We then go to the 1993 season, where the Bulls are repeat champions, Jordan just won a gold medal at the Olympics, and he was still the best player in the world on the best team in the league. Sports writer Sam Smith published a book called “The Jordan Rules”, which really shook up the 1993 season. The book gave a more complex look at Jordan and who he was as a player and a person and showed that Jordan wasn’t exactly perfect. The book featured Jordan saying some unsavory things about General Manager Jerry Krause and getting into some altercations with players, including one time punching Will Perdue. This did take a tole on his image, but he was still the best.

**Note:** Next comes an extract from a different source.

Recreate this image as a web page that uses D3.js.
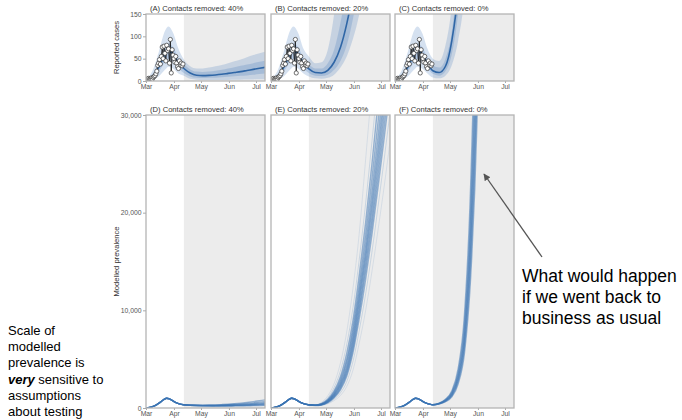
<!DOCTYPE html>
<html>
<head>
<meta charset="utf-8">
<script src="https://cdn.jsdelivr.net/npm/d3@7"></script>
<style>
  body { margin: 0; background: #fff; }
  svg { font-family: "Liberation Sans", Arial, Helvetica, sans-serif; display: block; }
</style>
</head>
<body>
<svg id="chart" width="682" height="420"></svg>
<script>
// ---- Calendar -------------------------------------------------------------
const startDate = "2020-03-01";
const endDate = "2020-07-11";
const policyDate = "2020-04-12";
const monthTicks = ["2020-03-01", "2020-04-01", "2020-05-01", "2020-06-01", "2020-07-01"];
const monthLabels = ["Mar", "Apr", "May", "Jun", "Jul"];

// ---- Panel titles -----------------------------------------------------------
const topTitles = ["(A) Contacts removed: 40%", "(B) Contacts removed: 20%", "(C) Contacts removed: 0%"];
const bottomTitles = ["(D) Contacts removed: 40%", "(E) Contacts removed: 20%", "(F) Contacts removed: 0%"];

// ---- Reported cases (days after 1 March) -----------------------------------
const caseDays = d3.range(0, 42);
const caseValues = [2, 3, 5, 6, 4, 5, 7, 4, 8, 10, 12, 16, 22, 35, 40, 48, 38, 55, 76, 50,
  78, 62, 45, 80, 68, 72, 40, 93, 18, 70, 58, 50, 42, 55, 40, 32, 28, 45, 36, 40, 34, 38];
const caseTicks = [0, 50, 100, 150];

// ---- Fitted reported-case model (median, 50% and 95% bands) -----------------
const fitDaysEarly = [0, 7, 14, 21, 25, 30, 36];
const fitMedianEarly = [3, 10, 30, 58, 67, 60, 40];
const fitInnerLoEarly = [2, 6, 20, 42, 50, 45, 28];
const fitInnerHiEarly = [4, 14, 42, 76, 84, 76, 52];
const fitOuterLoEarly = [1, 3, 10, 25, 32, 28, 17];
const fitOuterHiEarly = [5, 22, 64, 112, 122, 108, 72];

const fitDaysLate = [42, 49, 56, 63, 70, 77, 84, 91, 98, 105, 112, 119, 126, 133];
// 40% of contacts removed
const fitMedian40 = [28, 18, 13, 12, 12.5, 13.5, 15, 17, 19, 21, 23.5, 26, 28.5, 31];
const fitInnerLo40 = [18, 10, 7, 6.5, 7, 7.5, 8.5, 9.5, 10.5, 11.5, 12.5, 14, 15.5, 17];
const fitInnerHi40 = [38, 26, 21, 20, 21, 23, 25, 28, 31, 34, 37, 40, 43, 46];
const fitOuterLo40 = [12, 5, 3, 2, 2, 2, 2.5, 2.5, 3, 3, 3.5, 3.5, 4, 4];
const fitOuterHi40 = [48, 33, 28, 28, 30, 33, 36, 40, 44, 48, 53, 58, 62, 66];
// 20% of contacts removed
const fitMedian20 = [27, 19, 18, 24, 42, 75, 128, 200, 300, 420, 560, 720, 900, 1100];
const fitInnerLo20 = [18, 12, 11, 14, 25, 45, 80, 140, 220, 320, 440, 580, 740, 920];
const fitInnerHi20 = [38, 28, 28, 40, 70, 130, 210, 320, 450, 600, 780, 980, 1200, 1450];
const fitOuterLo20 = [10, 6, 5, 7, 14, 30, 55, 95, 150, 230, 330, 450, 600, 780];
const fitOuterHi20 = [55, 40, 42, 70, 150, 280, 450, 650, 880, 1150, 1450, 1800, 2200, 2600];
// no contacts removed
const fitMedian0 = [23, 19, 33, 90, 200, 420, 800, 1400, 2300, 3500, 5000, 7000, 9500, 12500];
const fitInnerLo0 = [16, 12, 22, 60, 150, 300, 600, 1100, 1900, 3000, 4400, 6200, 8500, 11000];
const fitInnerHi0 = [35, 30, 50, 110, 250, 520, 1000, 1700, 2700, 4000, 5700, 7800, 10500, 14000];
const fitOuterLo0 = [8, 6, 12, 35, 90, 190, 400, 750, 1300, 2100, 3200, 4600, 6400, 8600];
const fitOuterHi0 = [50, 45, 80, 170, 360, 700, 1300, 2200, 3400, 5000, 7000, 9500, 12500, 16000];

// ---- Modelled prevalence: sampled trajectories --------------------------------
const prevTicks = [0, 10000, 20000, 30000];
const prevDaysEarly = [0, 4, 8, 12, 16, 20, 23, 26, 30, 34, 38, 42];
const prevEarly = [20, 70, 170, 350, 600, 880, 1000, 930, 720, 530, 400, 330];
const prevDaysLate = [49, 56, 63, 70, 77, 84, 91, 98, 105, 112, 119, 126, 133];

const prev40 = [
  [300, 290, 290, 300, 320, 350, 390, 440, 500, 570, 650, 740, 850],
  [290, 275, 270, 275, 290, 310, 340, 380, 420, 470, 530, 600, 680],
  [285, 265, 255, 255, 265, 280, 300, 330, 360, 400, 445, 495, 550],
  [280, 260, 245, 240, 245, 255, 270, 290, 315, 345, 380, 420, 465],
  [275, 255, 240, 232, 233, 240, 250, 265, 285, 310, 340, 370, 405],
  [270, 250, 232, 222, 220, 222, 228, 238, 252, 270, 290, 315, 340],
  [265, 245, 225, 213, 208, 206, 208, 213, 220, 230, 242, 258, 275]
];
const prev20 = [
  [320, 580, 1250, 2500, 4600, 7800, 12300, 18000, 25500, 33000, 40500, 48000, 56000],
  [305, 500, 1050, 2100, 3800, 6500, 10300, 15300, 21000, 27300, 34000, 41000, 48000],
  [295, 440, 900, 1750, 3200, 5600, 9000, 13700, 19000, 25000, 31500, 38500, 46000],
  [290, 410, 820, 1600, 2900, 5000, 8300, 12700, 17800, 23500, 29500, 36000, 43000],
  [285, 390, 760, 1480, 2650, 4700, 7800, 12000, 16800, 22200, 28000, 34200, 40800],
  [280, 370, 710, 1380, 2450, 4300, 7300, 11400, 16000, 21200, 26800, 32800, 39000],
  [275, 355, 670, 1300, 2300, 4000, 6900, 10900, 15400, 20400, 25800, 31600, 37600],
  [270, 340, 630, 1200, 2150, 3750, 6500, 10300, 14700, 19500, 24800, 30400, 36200],
  [265, 325, 590, 1120, 2000, 3500, 6100, 9800, 14000, 18700, 23800, 29200, 34800],
  [260, 310, 550, 1040, 1850, 3250, 5700, 9200, 13200, 17800, 22800, 28000, 33400],
  [255, 290, 490, 900, 1550, 2700, 4800, 8000, 11700, 16000, 20800, 25800, 31000],
  [250, 275, 430, 760, 1280, 2200, 3900, 6700, 10000, 14000, 18400, 23000, 28000]
];
const prev0 = [
  [500, 900, 1750, 4000, 9500, 23000, 50000, 100000, 200000],
  [480, 840, 1600, 3600, 8500, 20500, 45000, 92000, 180000],
  [465, 790, 1500, 3350, 7800, 19000, 41000, 85000, 170000],
  [450, 750, 1400, 3100, 7200, 17500, 38000, 80000, 160000],
  [440, 720, 1320, 2900, 6700, 16200, 35000, 74000, 150000],
  [425, 680, 1230, 2700, 6200, 15000, 32500, 68000, 140000],
  [410, 640, 1130, 2450, 5600, 13500, 29500, 62000, 128000]
];

// ---- Drawing ---------------------------------------------------------------
const parse = d3.timeParse("%Y-%m-%d");
const t0 = parse(startDate);
const dayDate = d => d3.timeDay.offset(t0, d);

const svg = d3.select("#chart");
const panelLefts = [146, 271, 395];
const panelW = 119;
const rowTop = { y0: 14, y1: 81 };
const rowBot = { y0: 115, y1: 408 };

const blue = "#2f66a6";
const frameColor = "#b4b4b4";
const shadeColor = "#ececec";
const tickColor = "#555";

const yTop = d3.scaleLinear().domain([0, 150]).range([rowTop.y1, rowTop.y0]);
const yBot = d3.scaleLinear().domain([0, 30000]).range([rowBot.y1, rowBot.y0]);

const fitSets = [
  { med: fitMedian40, ilo: fitInnerLo40, ihi: fitInnerHi40, olo: fitOuterLo40, ohi: fitOuterHi40 },
  { med: fitMedian20, ilo: fitInnerLo20, ihi: fitInnerHi20, olo: fitOuterLo20, ohi: fitOuterHi20 },
  { med: fitMedian0, ilo: fitInnerLo0, ihi: fitInnerHi0, olo: fitOuterLo0, ohi: fitOuterHi0 }
];
const prevSets = [prev40, prev20, prev0];

const defs = svg.append("defs");

function panelFrame(i, row, key, title) {
  const L = panelLefts[i];
  const x = d3.scaleTime().domain([t0, parse(endDate)]).range([L, L + panelW]);
  const g = svg.append("g");
  const clipId = "clip-" + key + i;
  defs.append("clipPath").attr("id", clipId)
    .append("rect").attr("x", L).attr("y", row.y0).attr("width", panelW).attr("height", row.y1 - row.y0);
  // background and post-policy shading
  g.append("rect").attr("x", L).attr("y", row.y0).attr("width", panelW).attr("height", row.y1 - row.y0).attr("fill", "#fff");
  g.append("rect").attr("x", x(parse(policyDate))).attr("y", row.y0)
    .attr("width", L + panelW - x(parse(policyDate))).attr("height", row.y1 - row.y0).attr("fill", shadeColor);
  const plot = g.append("g").attr("clip-path", `url(#${clipId})`);
  // title
  svg.append("text").attr("x", L + 4).attr("y", row.y0 - 3.5)
    .attr("font-size", 7.6).attr("fill", "#333").text(title);
  // month axis
  const ax = svg.append("g").attr("transform", `translate(0,${row.y1})`)
    .call(d3.axisBottom(x).tickValues(monthTicks.map(parse)).tickFormat((d, k) => monthLabels[k]).tickSize(2).tickPadding(1.5));
  ax.select(".domain").remove();
  ax.selectAll("line").attr("stroke", "#aaa");
  ax.selectAll("text").attr("font-size", 6.8).attr("fill", tickColor).attr("font-family", null);
  return { x, g, plot, L, finish: () => {
    svg.append("rect").attr("x", L).attr("y", row.y0).attr("width", panelW).attr("height", row.y1 - row.y0)
      .attr("fill", "none").attr("stroke", frameColor).attr("stroke-width", 1.3);
  } };
}

// Top row: reported cases with fitted bands
topTitles.forEach((title, i) => {
  const p = panelFrame(i, rowTop, "top", title);
  const s = fitSets[i];
  const days = fitDaysEarly.concat(fitDaysLate);
  const pts = days.map((d, k) => ({
    date: dayDate(d),
    med: fitMedianEarly.concat(s.med)[k],
    ilo: fitInnerLoEarly.concat(s.ilo)[k],
    ihi: fitInnerHiEarly.concat(s.ihi)[k],
    olo: fitOuterLoEarly.concat(s.olo)[k],
    ohi: fitOuterHiEarly.concat(s.ohi)[k]
  }));
  const area = (lo, hi) => d3.area().x(d => p.x(d.date)).y0(d => yTop(d[lo])).y1(d => yTop(d[hi])).curve(d3.curveMonotoneX);
  p.plot.append("path").datum(pts).attr("d", area("olo", "ohi")).attr("fill", "#4f80bf").attr("fill-opacity", 0.24);
  p.plot.append("path").datum(pts).attr("d", area("ilo", "ihi")).attr("fill", "#4f80bf").attr("fill-opacity", 0.26);
  p.plot.append("path").datum(pts)
    .attr("d", d3.line().x(d => p.x(d.date)).y(d => yTop(d.med)).curve(d3.curveMonotoneX))
    .attr("fill", "none").attr("stroke", blue).attr("stroke-width", 1.6);

  const obs = caseDays.map((d, k) => ({ date: dayDate(d), v: caseValues[k] }));
  p.plot.append("path").datum(obs)
    .attr("d", d3.line().x(d => p.x(d.date)).y(d => yTop(d.v)))
    .attr("fill", "none").attr("stroke", "#111").attr("stroke-width", 0.8);
  p.plot.selectAll("circle.obs").data(obs).join("circle")
    .attr("cx", d => p.x(d.date)).attr("cy", d => yTop(d.v)).attr("r", 2.1)
    .attr("fill", "#fff").attr("stroke", "#333").attr("stroke-width", 0.7);
  p.finish();

  if (i === 0) {
    const ay = svg.append("g").attr("transform", `translate(${p.L},0)`)
      .call(d3.axisLeft(yTop).tickValues(caseTicks).tickSize(3).tickPadding(1.5));
    ay.select(".domain").remove();
    ay.selectAll("line").attr("stroke", "#aaa");
    ay.selectAll("text").attr("font-size", 6.8).attr("fill", tickColor).attr("font-family", null);
    svg.append("text").attr("transform", `translate(119,${(rowTop.y0 + rowTop.y1) / 2}) rotate(-90)`)
      .attr("text-anchor", "middle").attr("font-size", 7.6).attr("fill", "#333").text("Reported cases");
  }
});

// Bottom row: modelled prevalence trajectories
bottomTitles.forEach((title, i) => {
  const p = panelFrame(i, rowBot, "bot", title);
  const members = prevSets[i];
  const n = members.length;
  const line = d3.line().x(d => p.x(d.date)).y(d => yBot(d.v)).curve(d3.curveMonotoneX);
  members.forEach((m, k) => {
    const days = prevDaysEarly.concat(prevDaysLate.slice(0, m.length));
    const vals = prevEarly.concat(m);
    const pts = days.map((d, j) => ({ date: dayDate(d), v: vals[j] }));
    const edge = Math.min(k, n - 1 - k);
    const op = i === 1 ? (edge === 0 ? 0.14 : edge === 1 ? 0.22 : 0.5) : 0.5;
    p.plot.append("path").datum(pts).attr("d", line)
      .attr("fill", "none").attr("stroke", "#3a73b3").attr("stroke-opacity", op)
      .attr("stroke-width", i === 1 && edge <= 1 ? 0.9 : 1.4);
  });
  p.finish();

  if (i === 0) {
    const ay = svg.append("g").attr("transform", `translate(${p.L},0)`)
      .call(d3.axisLeft(yBot).tickValues(prevTicks).tickFormat(d3.format(",")).tickSize(3).tickPadding(1.5));
    ay.select(".domain").remove();
    ay.selectAll("line").attr("stroke", "#aaa");
    ay.selectAll("text").attr("font-size", 6.8).attr("fill", tickColor).attr("font-family", null);
    svg.append("text").attr("transform", `translate(119,${(rowBot.y0 + rowBot.y1) / 2}) rotate(-90)`)
      .attr("text-anchor", "middle").attr("font-size", 7.6).attr("fill", "#333").text("Modelled prevalence");
  }
});

// ---- Annotations -------------------------------------------------------------
defs.append("marker").attr("id", "arrowhead").attr("viewBox", "0 0 10 10")
  .attr("refX", 9).attr("refY", 5).attr("markerWidth", 7).attr("markerHeight", 7)
  .attr("markerUnits", "userSpaceOnUse").attr("orient", "auto")
  .append("path").attr("d", "M0,0 L10,5 L0,10 Z").attr("fill", "#555");
svg.append("line").attr("x1", 542).attr("y1", 257).attr("x2", 484).attr("y2", 174)
  .attr("stroke", "#555").attr("stroke-width", 1.3).attr("marker-end", "url(#arrowhead)");

const noteRight = ["What would happen", "if we went back to", "business as usual"];
svg.append("text").attr("font-size", 17.5).attr("fill", "#000")
  .selectAll("tspan").data(noteRight).join("tspan")
  .attr("x", 522).attr("y", (d, k) => 282 + k * 21).text(d => d);

const noteLeft = svg.append("text").attr("font-size", 13).attr("fill", "#000");
const leftLines = ["Scale of", "modelled", "prevalence is", null, "assumptions", "about testing"];
leftLines.forEach((t, k) => {
  const y = 335 + k * 16.2;
  if (t === null) {
    noteLeft.append("tspan").attr("x", 8).attr("y", y).attr("font-weight", "bold").attr("font-style", "italic").text("very");
    noteLeft.append("tspan").text(" sensitive to");
  } else {
    noteLeft.append("tspan").attr("x", 8).attr("y", y).text(t);
  }
});
</script>
</body>
</html>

In the 1993 playoffs, the Bulls faced the New York Knicks in the Eastern Conference Finals and it was a brutal match. The Knicks were reminiscent of the Detroit Pistons just years before. They were physical and both teams hated each other. Knicks center Patrick Ewing said, “it wasn’t a foul until you drew blood.” That’s how physical this series was and it had a tole on Jordan. After going down 2-0 in the series, the Bulls had their backs against the wall. Jordan needed a break and needed to get his head right, so one evening, he went to a casino in Atlantic City with his father and a few friends. This caused somewhat of an uproar in the media and amongst Bulls fans. People thought it showed a lack of care, even though Jordan says he just wanted to get his head right and get away from everything New York. But those who knew Jordan longer thought it could have been something different.

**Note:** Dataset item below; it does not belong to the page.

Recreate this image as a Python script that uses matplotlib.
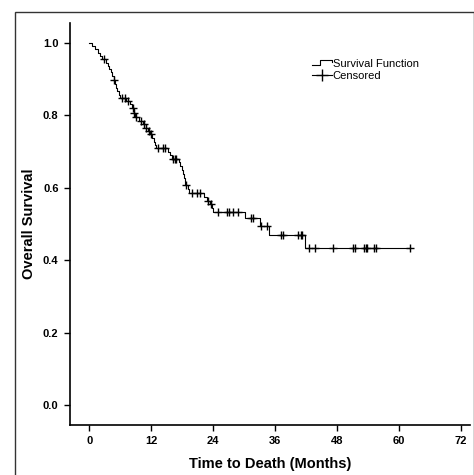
import numpy as np
import matplotlib
matplotlib.use("Agg")
import matplotlib.pyplot as plt
from matplotlib.lines import Line2D
from matplotlib.legend_handler import HandlerBase
from matplotlib.patches import Rectangle

plt.rcParams['font.family'] = ['Liberation Sans', 'DejaVu Sans']

# step drops of the Kaplan-Meier curve (months, survival after the drop)
event_t = [0.6, 1.1, 1.6, 2.1, 2.5, 3.2, 3.6, 3.9, 4.2, 4.5, 4.7, 5.0, 5.2, 5.4,
           5.7, 6.0, 7.2, 7.9, 8.2, 8.6, 8.9, 9.6, 10.4, 10.9, 11.3, 11.7, 12.1,
           12.5, 12.7, 13.0, 15.2, 15.6, 16.0, 17.3, 17.6, 17.9, 18.1, 18.3, 18.5,
           18.6, 19.2, 19.4, 22.3, 22.9, 23.4, 23.7, 24.0, 30.2, 33.0, 34.9, 41.8]
event_s = [0.991, 0.982, 0.972, 0.963, 0.954, 0.945, 0.936, 0.927, 0.918, 0.908,
           0.897, 0.887, 0.876, 0.866, 0.856, 0.849, 0.840, 0.830, 0.820, 0.805,
           0.795, 0.785, 0.776, 0.766, 0.757, 0.747, 0.737, 0.727, 0.718, 0.709,
           0.699, 0.690, 0.680, 0.670, 0.660, 0.649, 0.638, 0.627, 0.617, 0.608,
           0.597, 0.585, 0.575, 0.565, 0.555, 0.544, 0.534, 0.516, 0.494, 0.470,
           0.435]
# censored observations (months)
censor_t = [2.8, 4.8, 6.4, 6.9, 7.6, 8.4, 8.7, 9.0, 10.1, 10.6, 11.0, 11.5, 11.9,
            13.4, 14.3, 14.7, 16.3, 16.6, 16.9, 18.7, 20.0, 20.8, 21.5, 23.1,
            23.5, 25.0, 26.6, 27.1, 27.9, 28.9, 31.3, 31.7, 33.3, 34.4, 37.2,
            37.6, 40.5, 41.0, 41.3, 42.5, 43.8, 47.2, 51.2, 51.5, 53.3, 53.6,
            53.8, 55.1, 55.6, 62.1]

x_ticks = [0, 12, 24, 36, 48, 60, 72]
y_ticks = [0.0, 0.2, 0.4, 0.6, 0.8, 1.0]


def surv_at(t):
    s = 1.0
    for et, es in zip(event_t, event_s):
        if et <= t:
            s = es
    return s


class StepHandler(HandlerBase):
    def create_artists(self, legend, orig_handle, xdescent, ydescent,
                       width, height, fontsize, trans):
        x0 = -xdescent
        lo = -ydescent + 0.2 * height
        hi = -ydescent + 0.85 * height
        xs = [x0, x0 + 0.4 * width, x0 + 0.4 * width, x0 + width, x0 + width]
        ys = [lo, lo, hi, hi, 0.55 * height - ydescent]
        line = Line2D(xs, ys, color='black', lw=0.8)
        line.set_transform(trans)
        return [line]


fig = plt.figure(figsize=(4.74, 4.75), dpi=100)
fig.patches.append(Rectangle((15 / 474, -0.05), 458.5 / 474, 1.05 - 12 / 475,
                             transform=fig.transFigure, fill=False,
                             edgecolor='#333333', lw=1.0))
ax = fig.add_axes([0.147, 0.1053, 0.8446, 0.8467])

step_x = [0.0] + event_t + [censor_t[-1]]
step_y = [1.0] + event_s + [event_s[-1]]
surv_line, = ax.step(step_x, step_y, where='post', color='black', lw=0.8)
cens_y = [surv_at(t) for t in censor_t]
ax.plot(censor_t, cens_y, ls='none', marker='+', ms=6, mew=1.0, color='black')

ax.set_xlim(-3.8, 73.8)
ax.set_ylim(-0.054, 1.055)
ax.set_xticks(x_ticks)
ax.set_yticks(y_ticks)
ax.set_xticklabels([str(v) for v in x_ticks], fontweight='bold', fontsize=8)
ax.set_yticklabels(['%.1f' % v for v in y_ticks], fontweight='bold', fontsize=8)
ax.tick_params(direction='out', length=4, width=1.0, pad=4)
for s in ['top', 'right']:
    ax.spines[s].set_visible(False)
for s in ['left', 'bottom']:
    ax.spines[s].set_linewidth(1.2)

ax.set_xlabel('Time to Death (Months)', fontweight='bold', fontsize=10.5, labelpad=8)
ax.set_ylabel('Overall Survival', fontweight='bold', fontsize=10.5, labelpad=5)

cens_handle = Line2D([0], [0], color='black', lw=0.8, marker='+', ms=8, mew=1.0)
ax.legend([surv_line, cens_handle], ['Survival Function', 'Censored'],
          handler_map={surv_line: StepHandler()}, loc='upper left',
          bbox_to_anchor=(0.585, 0.93), frameon=False, fontsize=8,
          handlelength=1.8, handletextpad=0.1, labelspacing=0.2,
          borderpad=0.2)

fig.savefig('out.png', dpi=100)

In 1992, after the Chicago Bulls won their first championship, they paid a visit to the White House like every team does. Jordan was not there. Instead, he was out golfing and gambling with a golf hustler by the name of James ‘Slim’ Bouler. Jordan would golf with Bouler often and for a ton of money. Between this and the book, Michael & Me: Our Gambling Addiction… My Cry for Help, a book written by Richard Esquinas that dove into Jordan’s gambling habit on the golf course, people wondered if Jordan had a gambling addiction. Jordan shrugs this off by saying, “I have a competition problem.” and saying that he never bet on the Bulls or basketball and only bet on golf and cards. Whether he liked it or not, the casino trip and the past gambling rumors really tarnished Jordan’s “good name” and because of all the scrutiny he was facing, he shut out the media for the rest of 1993 playoffs and his father did his interviews.

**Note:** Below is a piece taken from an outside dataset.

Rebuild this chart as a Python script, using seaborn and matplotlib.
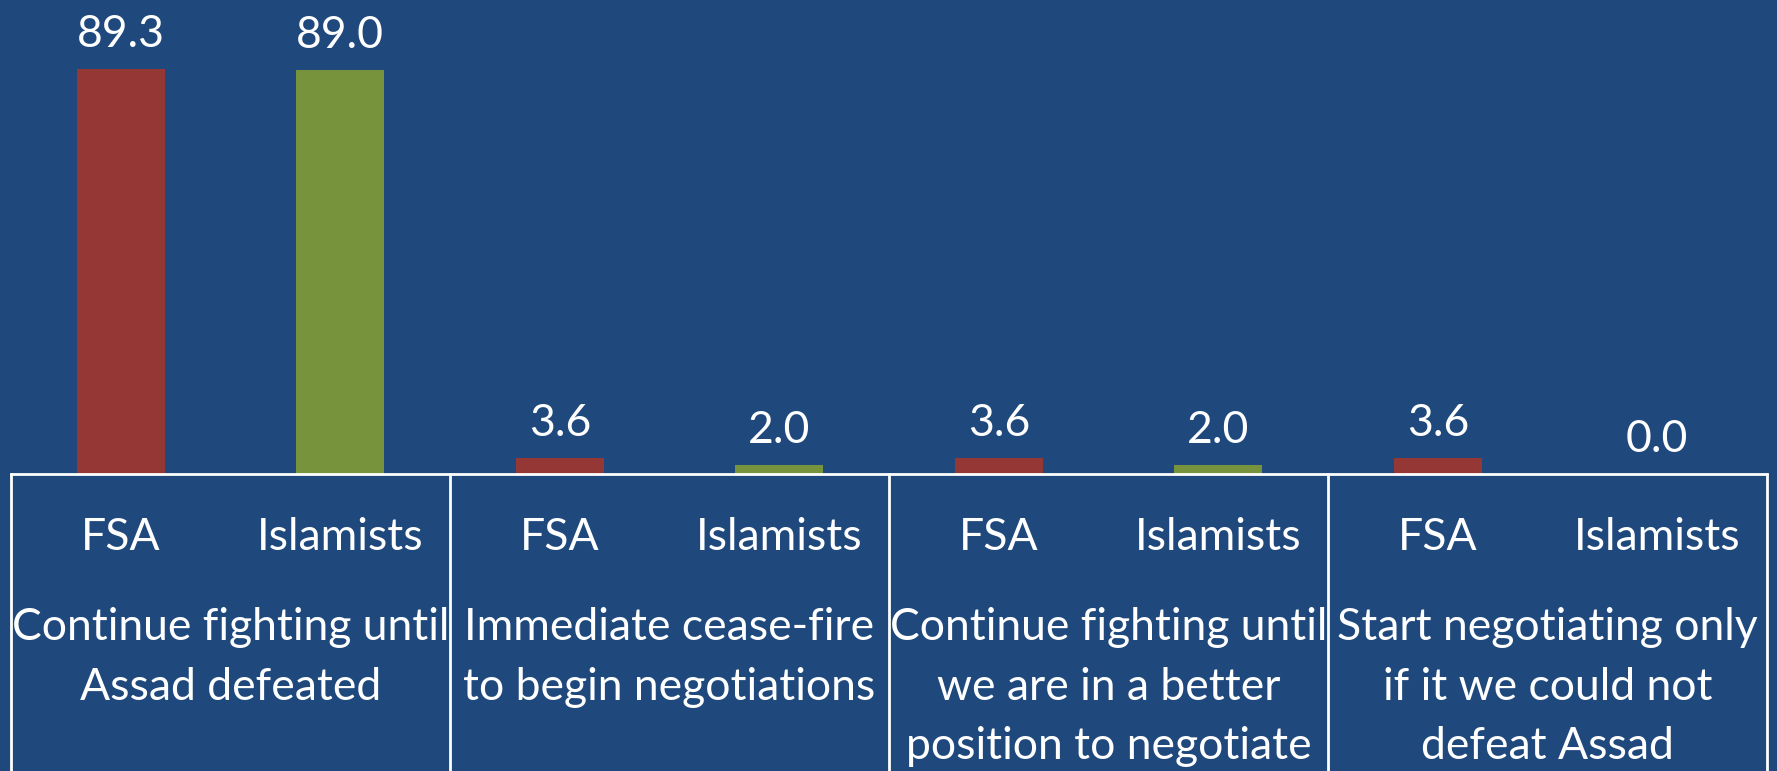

After the casino visit and the media scrutiny, Jordan turned it up another level. With all the negativity giving him motivation, Jordan went off harder than he had before, leading the Bulls to win both games in Chicago, including a 54-point effort in game four, and ended up winning the final two games to win the series and head to their third straight finals, where they would face the Phoenix Suns and league M.V.P. Charles Barkley. Besides trying to three-peat, something that rarely happens in the NBA, Barkley winning M.V.P. gave Jordan an extra push during these finals, as believed he should have won the award that year. Bulls General Manager Jerry Krause was also a big fan of Suns guard Dan Majerle, whom he thought was a great defender. Jordan, more motivated than ever, wanted to prove to Krause otherwise and went into those Finals to show Krause Majerle wasn’t a great defender and Jordan did just that, going at him every game and putting up ridiculous numbers, averaging 41-points-per-game along with eight rebounds and six assists. The Bulls won the series in six games, becoming only the third NBA team ever to three-peat.
Episode VI is the episode that showed Jordan as the competitive freak that he is. Whether it was in the NBA Finals or for $1-a-hand blackjack hands, Jordan wanted to win no matter what and if he was given even a little push, like media scrutiny, another player winning an award he should have won, or doubt from anyone, that would just push him even more to silence any doubt anyone had and come out the winner. Yet another compelling episode and coupled with Episode V, these were the two best episodes of the season.